The 2013-2014 seasons is no different. In fact, this season is unusual in that there are five pairs of resorts joining together and growing – including several world famous choices like the Austrian Arlberg (home of St. Anton) and the Swiss 4 Vallees (home of Verbier).
They’re joining regions like Ski Jewel, created in Austria last season when the resorts of Alpbachtal and Wildschonau got together to develop an area with 90 miles of ski runs between them (yes, in Europe we go by trail length not terrain area, mostly), served by 47 lifts.
The management of the two lift companies said that in an ever more competitive market, they had to get together to stay in business, while promising to keep lift ticket prices affordable.

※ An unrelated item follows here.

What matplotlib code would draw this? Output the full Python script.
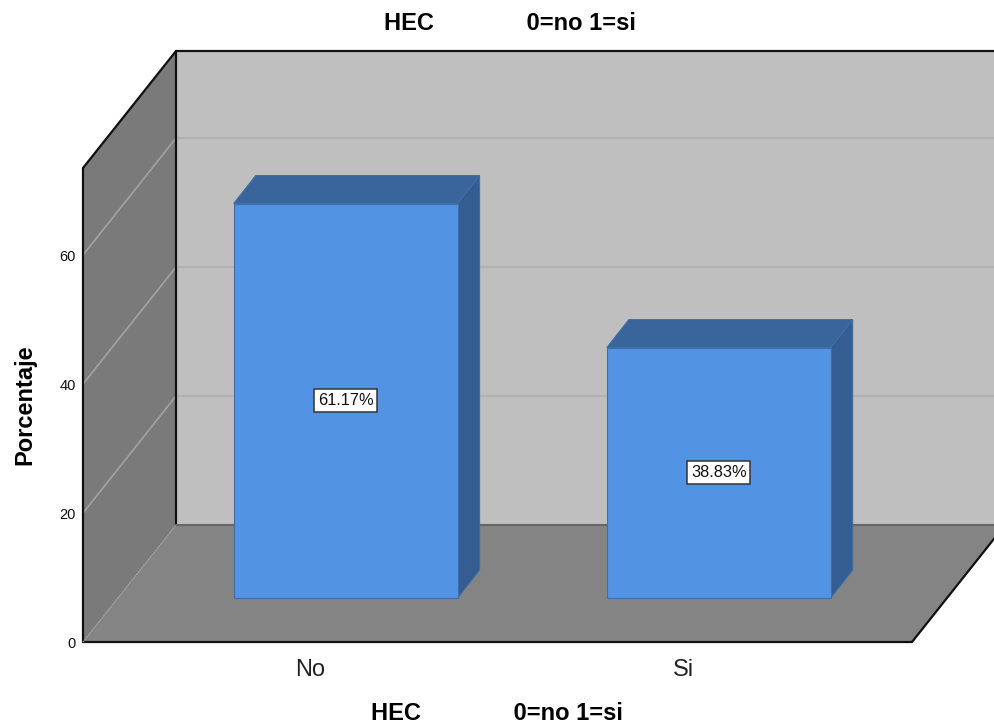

That’s the rub you see – these connections typically involve tens of millions of Euros for new lifts and new runs, so it’s quite a big investment that needs to be recouped, hopefully with a bigger return than the total for the two separate areas added together would have been.
There are also the years, and sometimes decades of planning that happen to bring these connections to life. In Switzerland for example, each community has a public vote on whether or not they like the idea of the link up. There are also the environmental assessments and sometimes permissions required from landowners between the neighbouring ski areas.
So what are the big link-ups currently happening in the Alps?
The biggest news is that the Arlberg region in Austria (which integrates the skiing of St. Anton and Lech) is getting bigger still. It’s increasing from 175 to 215 miles of piste with the help of a new gondola connection to neighbouring ski villages Warth and Schrocken. They’re throwing a big party to celebrate the opening of the long-planned link.
In Switzerland, another interesting connection will be made between the classic high altitude village of Arosa and neighbouring Lenzerheide. There are mixed feelings here as Arosa’s 35 miles of runs were seen as part of an intimate, exclusive resort, but the combined area extending to 130 miles has a wider attraction and more people in Arosa voted for the link that they did in Lenzerheide, so clearly a connection was needed.
Also in Switzerland this month, a new gondola from Le Châble to Les Mayens de Bruson will complete a 14 month project to link the quiet Bruson area to the 250 miles of the 4 Vallees, Switzerland’s largest ski area and home to Verbier. Known as a haven in bad weather and for its 25 miles or so of empty slopes, Bruson used to take 45 minutes to get to, but now it’s about a tenth of that.
Finally, the new G-Link, a lift similar to the Peak2Peak at Whistler Blackcomb, is connecting two mountains on each side of the Austrian resort Wagrain. Because these two mountains are connected to neighbouring villages, it’ll create a string of four linked ski areas with about 75 miles of pretty, tree-lined runs between them. It’s worth watching the video produced by the lift companies, which helpfully explains the connection with the use of puppets (genius).
All of these connections are hoping to emulate the success of Paradiski, which has been around for almost exactly a decade. The French ‘super area’ is linked by a spectacular €50m double decker cable car (“tram”) that has carried millions of people about a thousand feet above the valley floor between the big resorts of Les Arcs and La Plagne. This tram essentially created a combined ski area with 270 miles of runs, more than 6,500 feet of vertical, approximately 200 lifts and 34,000 skiable acres. To celebrate they’ve been offering 10% off lift passes for early bookers and contracted a leading artiste to decorate the famous cabins.